NEW YORK, May 24 (Reuters) - Precious metals gave back nearly all of the steep gains won in the previous session on Wednesday as speculators followed the sharp drop in London, a decline in oil prices and profit-taking across commodity markets, traders said.
But dollar weakness, reports of a possible human-to-human bird flu transmission in Indonesia and a meeting of world leaders to discuss Iran's nuclear program provided an underpinning, albeit at sharply lower levels.
Gold for June delivery was down $29.9 at $643.80 an ounce, or 4.44 percent. The low was $642.50. COMEX gold rose to $732 an ounce 12 days ago, its highest since 1980.
Spot gold fell to $643.20/4.00, down from $672.10/2.90 an ounce at Tuesday's New York close. The afternoon bullion fix in London on Tuesday was $648.50.
COMEX July silver slid as much as 75 cents at $12.42 an ounce, but steadied around $12.61 an ounce, down 56 cents or 4.25 percent. It hit a 25-year high of $15.20 on May 11.
Spot silver tumbled to $12.63/12.73 an ounce, down from $13.17/27 late Tuesday. Silver was fixed at $12.80.
"I think we have to expect the market is going to be more rangebound. People are so used to the (gold) market running up $100 and just going one way and I don't think that's going to happen for awhile. It's going to be in a wide range and we'll still see some volatility," said one New York gold dealer.
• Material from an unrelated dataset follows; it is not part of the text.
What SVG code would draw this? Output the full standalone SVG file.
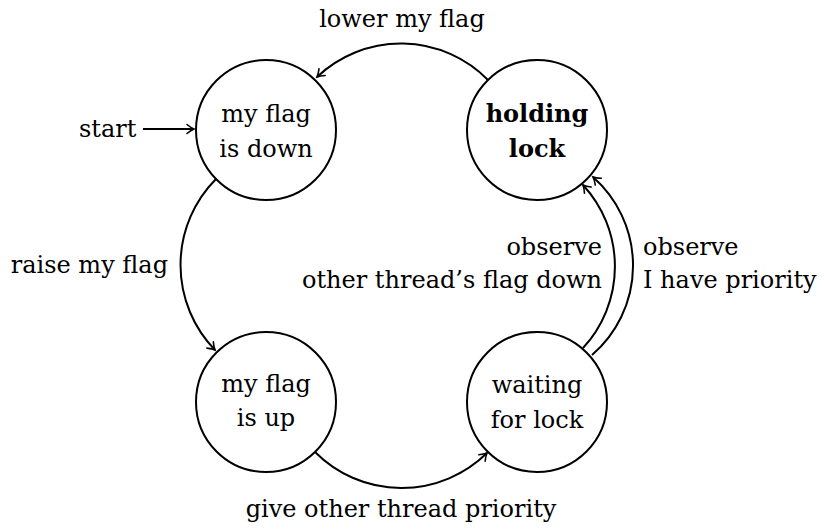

Silver was the biggest loser and selling accelerated after news that new orders for U.S.-made durable goods, those meant to last at least three years, tumbled by an unexpectedly large 4.8 percent in April. Orders fell at their fastest pace since January on big declines in civilian aircraft and computer and electronic products orders.
Analysts said the steep drop in orders across many categories lessened the probability the Federal Reserve would raise interest rates at their June meeting.
The dollar fell soon after the durables numbers were released, but later ticked higher against major currencies when stronger-than-expected U.S. new home sales data came out, pushing metals lower.
Elsewhere in silver news, research firm GFMS Ltd compiled the 2006 annual report for the Silver Institute which showed demand for silver rose 3 percent to 864.4 million ounces in 2005, and net investment increased by 23 percent to 47.5 million ounces last year.
"I'm still thinking there's a possibility that we could see a higher high in silver this year; that's very much predicated on gold," said Philip Klapwijk, executive chairman of GFMS.
He said he thinks "gold's still got fuel in the tank.".
A gold dealer also said he thinks the yellow metal has more upside in store.
"In the big picture gold still has the Iran issue in the big picture. And people are still worried about that. That's why I don't think this is all over. But I do think it could form a wide base near $600 (an ounce)," the dealer said.
He added that the lack of liquidity at current levels may be keeping many players out of the market.
"The best thing even to maintain its bullish status is to calm down and for people to gain confidence. Because (lack of) liquidity is a big issue right now. It's very difficult for people to trade the market when they can't get in or out."
NYMEX July platinum tumbled $36.50 to $1,285 an ounce, below last week's record of $1,347. Spot platinum lost ground to $1,285/1,295.
June palladium was off $15.35 at $348 an ounce. Spot was down $345/353 an ounce.